Turkey’s powerful generals on Friday stepped into a deepening controversy over an apology by Turkish intellectuals for the mass killings of Armenians in World War One, saying the campaign had “harmful consequences”.
The Internet initiative, which has drawn criticism from Prime Minister Tayyip Erdogan and nationalists, coincides with a diplomatic rapprochement between Turkey and Armenia to end almost 100 years of hostility. Nearly 14,000 people have signed the apology.
“We definitely think that what is done is not right. Apologizing is wrong and can yield harmful consequences,” Brigadier General Metin Gurak, spokesman for the General Staff, told a news conference.

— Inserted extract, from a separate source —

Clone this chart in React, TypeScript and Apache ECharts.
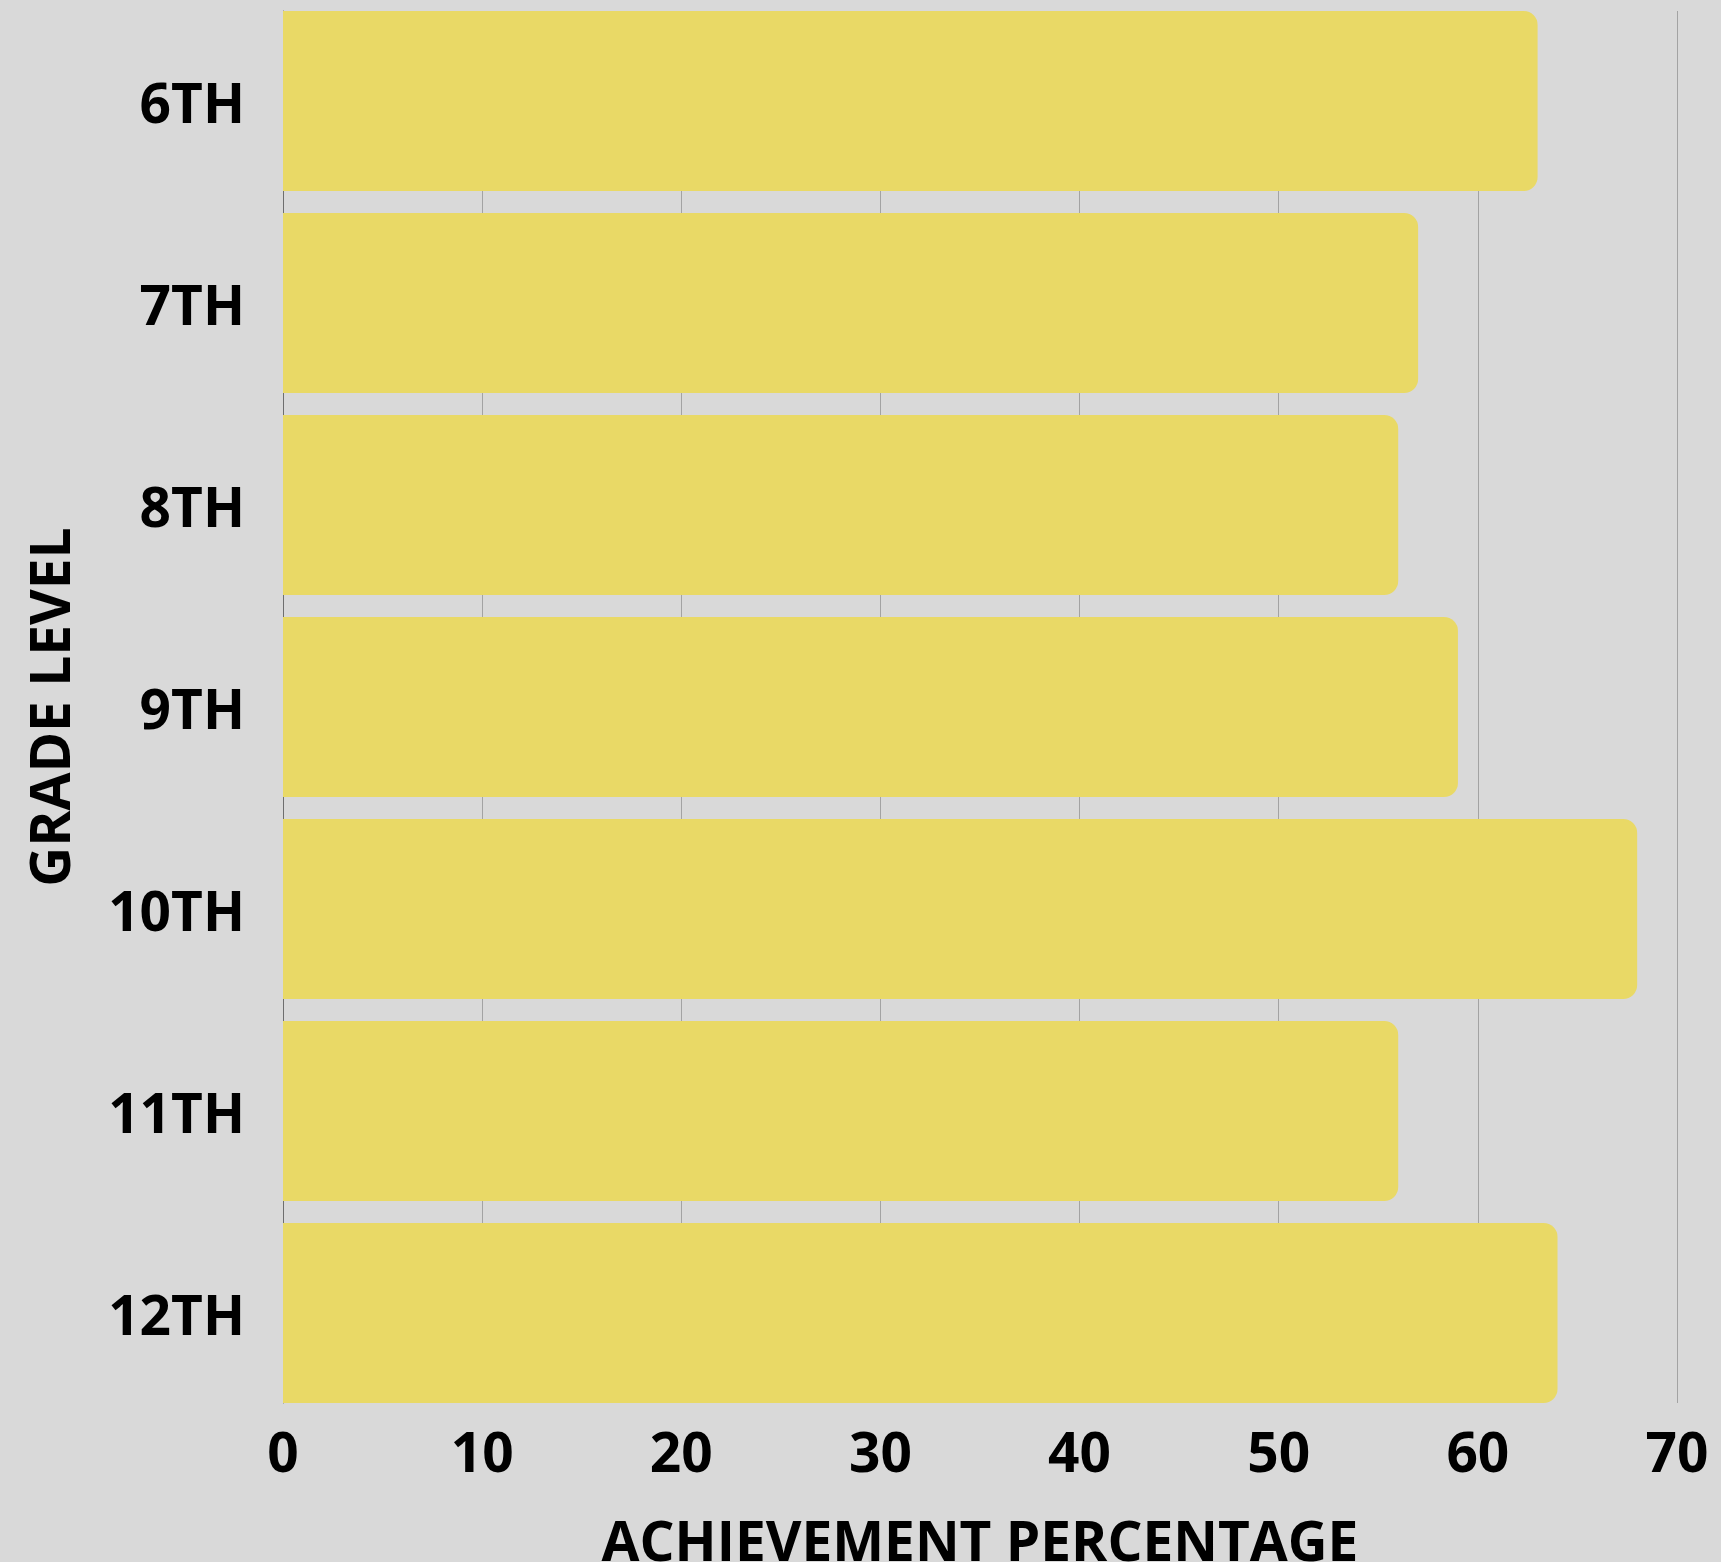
import React, { useEffect, useRef } from "react";
import * as echarts from "echarts";

const categories = ["6TH", "7TH", "8TH", "9TH", "10TH", "11TH", "12TH"];
const values = [63, 57, 56, 59, 68, 56, 64];
const xMin = 0;
const xMax = 70;
const xInterval = 10;

const FONT = "'Open Sans', sans-serif";

export default function App() {
  const ref = useRef<HTMLDivElement>(null);
  useEffect(() => {
    if (!ref.current) return;
    const chart = echarts.init(ref.current, null, { renderer: "svg" });
    const labelStyle = {
      fontFamily: FONT,
      fontWeight: "bold" as const,
      fontSize: 55,
      color: "#000",
    };
    chart.setOption({
      animation: false,
      backgroundColor: "#D9D9D9",
      grid: [
        { left: 283, right: 44, top: 0, bottom: 148, outerBoundsMode: "none", containLabel: false },
        { left: 283, right: 44, top: 11, bottom: 159, outerBoundsMode: "none", containLabel: false },
      ],
      xAxis: [
        {
          type: "value",
          gridIndex: 0,
          min: xMin,
          max: xMax,
          interval: xInterval,
          splitLine: { show: false },
          axisLine: { show: false },
          axisTick: { show: false },
          axisLabel: { ...labelStyle, margin: 9 },
          name: "ACHIEVEMENT PERCENTAGE",
          nameLocation: "middle",
          nameGap: 98,
          nameTextStyle: { ...labelStyle },
        },
        {
          type: "value",
          gridIndex: 1,
          min: xMin,
          max: xMax,
          interval: xInterval,
          splitLine: { show: true, lineStyle: { color: "#A3A3A3", width: 1 } },
          axisLine: { show: false },
          axisTick: { show: false },
          axisLabel: { show: false },
        },
      ],
      yAxis: [
        {
          type: "category",
          gridIndex: 0,
          data: categories,
          inverse: true,
          axisLine: { show: false },
          axisTick: { show: false },
          axisLabel: { ...labelStyle, margin: 38 },
          name: "GRADE LEVEL",
          nameLocation: "middle",
          nameGap: 207,
          nameTextStyle: { ...labelStyle },
        },
        {
          type: "value",
          gridIndex: 1,
          axisLine: { show: true, lineStyle: { color: "#6E6E6E", width: 1 } },
          axisTick: { show: false },
          axisLabel: { show: false },
          splitLine: { show: false },
        },
      ],
      series: [
        {
          type: "bar",
          xAxisIndex: 0,
          yAxisIndex: 0,
          data: values,
          barWidth: 180,
          itemStyle: { color: "#E9D966", borderRadius: [0, 14, 14, 0] },
        },
      ],
    });
    return () => chart.dispose();
  }, []);
  return (
    <div
      ref={ref}
      style={{ position: "fixed", left: 0, top: 0, width: 1721, height: 1562 }}
    />
  );
}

On Wednesday, Erdogan said the campaign had no other benefit than “stirring up trouble, disturbing our peace and undoing the steps which have been taken”.
President Abdullah Gul has distanced himself from those comments, hailing the initiative as proof of Turkey’s democratic health. He became the first Turkish leader to visit Armenia in September as Turkey sought to improve ties.
Turks, including Nobel prize-winning author Orhan Pamuk, have been prosecuted in the European Union candidate country for affirming that the mass killings of Armenians in 1915 amounted to genocide.
Turkey accepts that many Armenians were killed during the waning years of the Ottoman Empire, but strongly reject Armenian assertions it was genocide, saying that Muslim Turks also died in inter-ethnic conflicts. Western historians have backed Armenian arguments that the killings amounted to genocide.